秦苏一听,心中油然涌出委屈。赶紧把头低下来,然而片刻,急速耸动的肩头和压抑的呜咽声便怎么强压都压不下去了。
青空子见她哭得悲伤,叹息一声,运指如风,指上闪耀白光,依次点中胡不为创边天池、胸乡、云门、气户几穴。又从背囊中取出一瓶黄色粉末,洒在了伤口之上,一粒淡红色丸药喂进了胡不为口中。
“玄阴之体……”感觉到了胡不为仍然冰冷的身体,青空子喃喃说道,面上愁郁之色更重了。他搭起胡不为的脉搏,替他细诊脉象。

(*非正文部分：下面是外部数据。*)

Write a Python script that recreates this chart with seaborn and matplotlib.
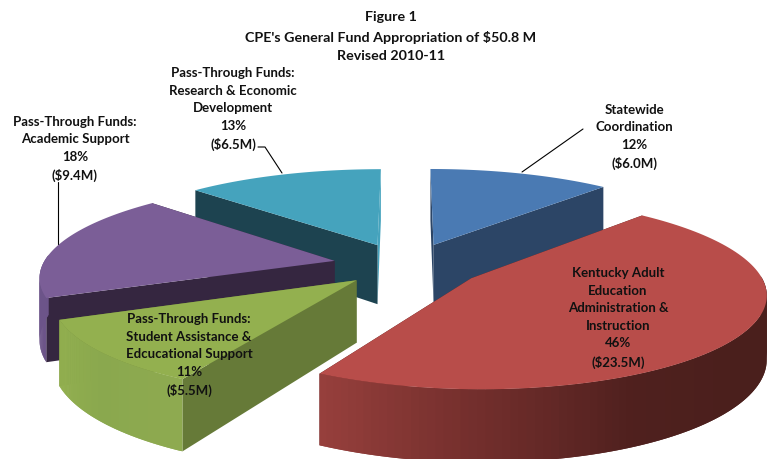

凌乱,狂暴,毫无头绪,时塞若沉沼,时急如泻水,这些脉象在医学一道中任一个都是致死之征。他忧郁的看了一眼秦苏,后者也正满怀期望的看着他。青空子无奈的摇摇头:“很不好,他……被很多野魂寄生了。”
秦苏身子一颤,两条热线从眶中涌出,又一次模糊视线。她问青空子:“道长,那怎么办?”
“我没有法子。”青空子说,“对魂魄一道,我知之甚少。不过范老先生应当有办法,他既然能开阴阳之门重造魂魄,定然有办法驱逐鬼魂。我去看看他吧,或许可以帮手一二,让他早点醒来。”
青空子站起身,看胡不为面上憔悴之极,憋在心中很久的一句话终于说了出来:“令师青莲神针名传侠义,但在这件事情上,她确实错得太大了。让一个无辜百姓受到这样的苦难,岂是我辈所为?!”
“若没有你代师补过,坚持照料胡道友,青莲神针的名声只怕要蒙受许多污点。”青空子扫了一看秦苏,叹息一声,“我看得出你的想法,你是担心师傅背上滥伤无辜之名,所以坚持照顾胡道友,以减轻师傅的罪责,是吧?”
“只是你一个年轻姑娘,这么做实在太难为你了。若是撑不下去……你就别坚持了,等胡道友痊愈之后你就回到师傅身边吧,我看青莲神针全不理解你的苦心,她还跟我抱怨过你呢。唉!作师傅的一心刚硬,徒弟却纯善纯孝,可惜啊可惜!可叹啊可叹!”说罢,振袖离去。
秦苏没有答话。
直到青空子扶起尤平,和栾峻方等人进到范同酉的房间里去了,她才轻轻的说:“我……不是代人补过。”
青空子误会了。他以为秦苏是为了师傅才来照顾胡不为,他并不知道胡不为和秦苏之间发生过的往事。出家人修道养性绝情惯了,又怎会理解男女之间的情爱?
这个男人……秦苏哀伤的看着胡不为,这是她的胡大哥啊,她还用为了别人才来照顾他么?
“胡大哥,你快点好,我等你……”
秦苏闭上了眼睛。一个让人激动的世界在她闭合的眼帘内展现出来了,逐渐鲜明。那是秦淮河璀璨的灯火,身边过客似水,船中清歌如烟,如星如尘的光里,万丈广幕之下,只有两个人在深情凝望。
不离不弃……秦苏刹那间充满了期待。